- Born: June 5, 1970 (age 55) Jacksonville, Texas, United States
- Occupations: Actress, dancer
- Years active: 1994–present

= Deborah Yates =

American dancer and actress (born 1970)

Deborah Yates (born June 5, 1970) is an American dancer and actress. She was nominated for the Tony Award for Best Featured Actress in a Musical in 2000.

==Biography==
Deborah was born and raised in Jacksonville, Texas. The daughter of Bronwyn (née Betts) and David Yates (1938-2006). Her father sold industrial supplies and her mother is a psychologist. She has two sisters, Victoria and Hillary, and a brother Brian Yates started dancing around age 6 and moved from her small hometown to Austin, Texas at age 16 to study dance. She moved back to Jacksonville for her senior year of high school.
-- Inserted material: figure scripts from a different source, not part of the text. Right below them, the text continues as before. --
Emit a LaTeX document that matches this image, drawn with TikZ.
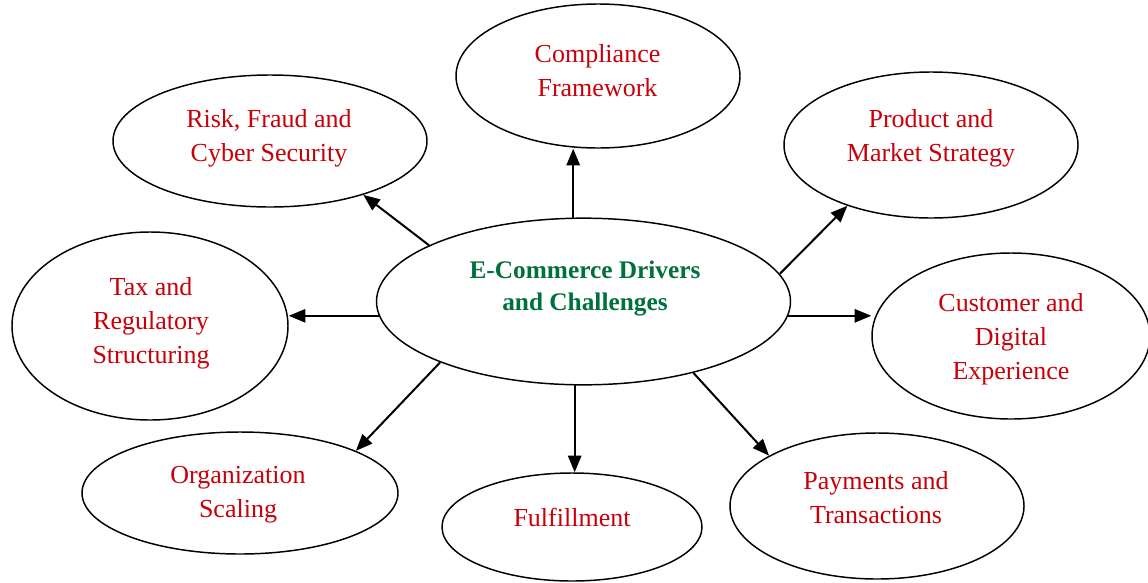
\documentclass[tikz,border=0pt]{standalone}
\usepackage{fontspec}
\setmainfont{Liberation Serif}
\usetikzlibrary{shapes.geometric,arrows.meta}
\definecolor{lblred}{RGB}{200,0,10}
\definecolor{lblgreen}{RGB}{0,112,60}
\begin{document}
\begin{tikzpicture}[x=0.75pt,y=-0.75pt,
  oval/.style={draw=black, line width=1.1pt, ellipse, inner sep=0pt},
  lbl/.style={text=lblred, align=center, font=\fontsize{19.5}{25.5}\selectfont, inner sep=0pt},
  hub/.style={text=lblgreen, align=center, font=\fontsize{19}{24}\selectfont\bfseries, inner sep=0pt},
  arr/.style={line width=1.5pt, -{Triangle[length=12.5pt,width=10pt]}}]
\useasboundingbox[fill=white] (0,0) rectangle (1148,582);

% ellipses
\node[oval, minimum width=310.5pt, minimum height=125pt] (C) at (583.5,301.5) {};
\node[oval, minimum width=213pt, minimum height=108pt] (Comp) at (598,76) {};
\node[oval, minimum width=235.5pt, minimum height=99pt] (Risk) at (270,141) {};
\node[oval, minimum width=220.5pt, minimum height=109.5pt] (Prod) at (931,145) {};
\node[oval, minimum width=207pt, minimum height=141pt] (Tax) at (150,326) {};
\node[oval, minimum width=208.5pt, minimum height=124.5pt] (Cust) at (1011,336) {};
\node[oval, minimum width=237pt, minimum height=91.5pt] (Org) at (240,493) {};
\node[oval, minimum width=195pt, minimum height=81pt] (Ful) at (572,527) {};
\node[oval, minimum width=220.5pt, minimum height=109.5pt] (Pay) at (877,506) {};

% labels
\node[hub] (tC) at (585,289) {E-Commerce Drivers\\and Challenges};
\node[lbl] (tComp) at (597.5,70.5) {Compliance\\Framework};
\node[lbl] (tRisk) at (269,138.5) {Risk, Fraud and\\Cyber Security};
\node[lbl] (tProd) at (931,138.5) {Product and\\Market Strategy};
\node[lbl] (tTax) at (151,323) {Tax and\\Regulatory\\Structuring};
\node[lbl] (tCust) at (1011,339) {Customer and\\Digital\\Experience};
\node[lbl] (tOrg) at (238,494.5) {Organization\\Scaling};
\node[lbl] (tFul) at (572,517) {Fulfillment};
\node[lbl] (tPay) at (876,497.5) {Payments and\\Transactions};

% connectors
\draw[arr] (C.97) -- (C.97 |- Comp.south);
\draw[arr] (C.160) -- (Risk.330);
\draw[arr] (C.184) -- (C.184 -| Tax.east);
\draw[arr] (C.203) -- (Org.20);
\draw[arr] (C.264) -- (C.264 |- Ful.north);
\draw[arr] (C.327) -- (Pay.155);
\draw[arr] (C.356) -- (C.356 -| Cust.west);
\draw[arr] (C.8) -- (Prod.216);
\end{tikzpicture}
\end{document}
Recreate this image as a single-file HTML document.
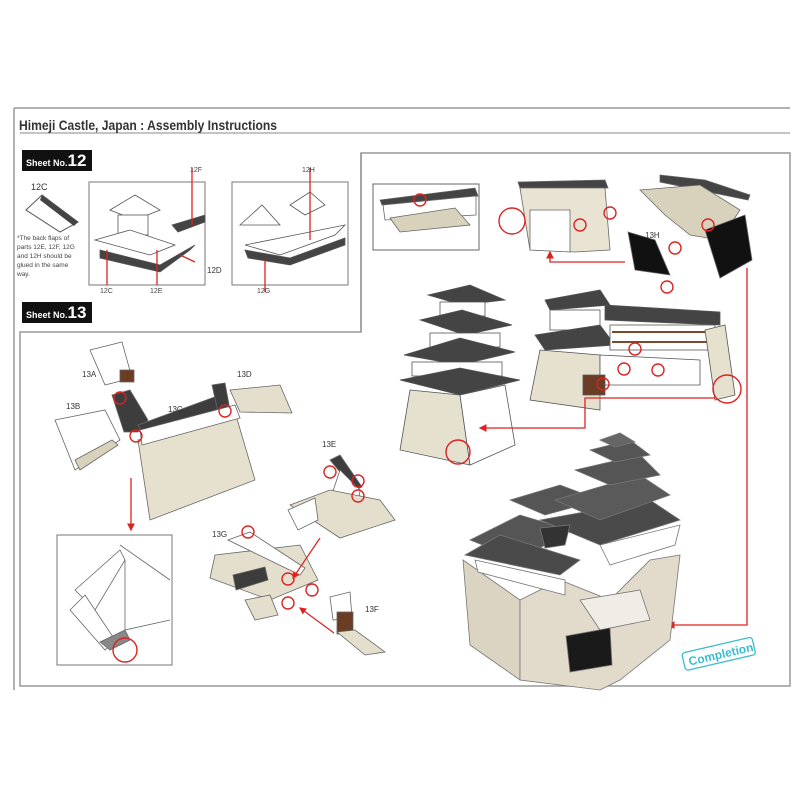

During her college career she traveled around Europe. She graduated from Southern Methodist University with a degree in Communications. Yates is a member of Mensa.

==Theatre==
After graduating, Yates moved to Chicago and danced with the Hubbard Street Dance Company while waiting tables on the side. She gained her Equity card by performing on a cruise ship for 6 months. She moved to New York City and in 1994 joined The Rockettes. During this time she took additional singing, acting, and dances classes at Steps and The Broadway Dance Center. Yates stayed with the Rockettes for 4 years before making her Broadway debut as a swing in the 1997 revue show Dream also starring Lesley Ann Warren. The show played for 109 performances. In 2000 Yates received rave reviews and a Tony Award nomination for originating the role of 'Girl in a Yellow Dress' in the musical Contact. Ben Brantley of The New York Times referred to Yates as a razor edged Grace Kelly. Contact played 1,010 performances and won the Tony Award for Best Musical. The show was directed and choreographed by Susan Stroman and also starred Karen Ziemba and Boyd Gaines. Yates also performed the role of 'Girl in a Yellow Dress' on tour.

==Film and television==
In 2004 Yates appeared in National Treasure as Rebecca and also appeared in the film Shall We Dance? as a dancer. She also played a supporting role in the 2002 television movie Warning: Parental Advisory as Pamela Stone. Additionally, she appeared in the 2008 film Deception as a tango dancer and had a several episode stint as Tea on As the World Turns.

==Video games==
In 2008 Yates appeared in Grand Theft Auto IV as Sara, the random character.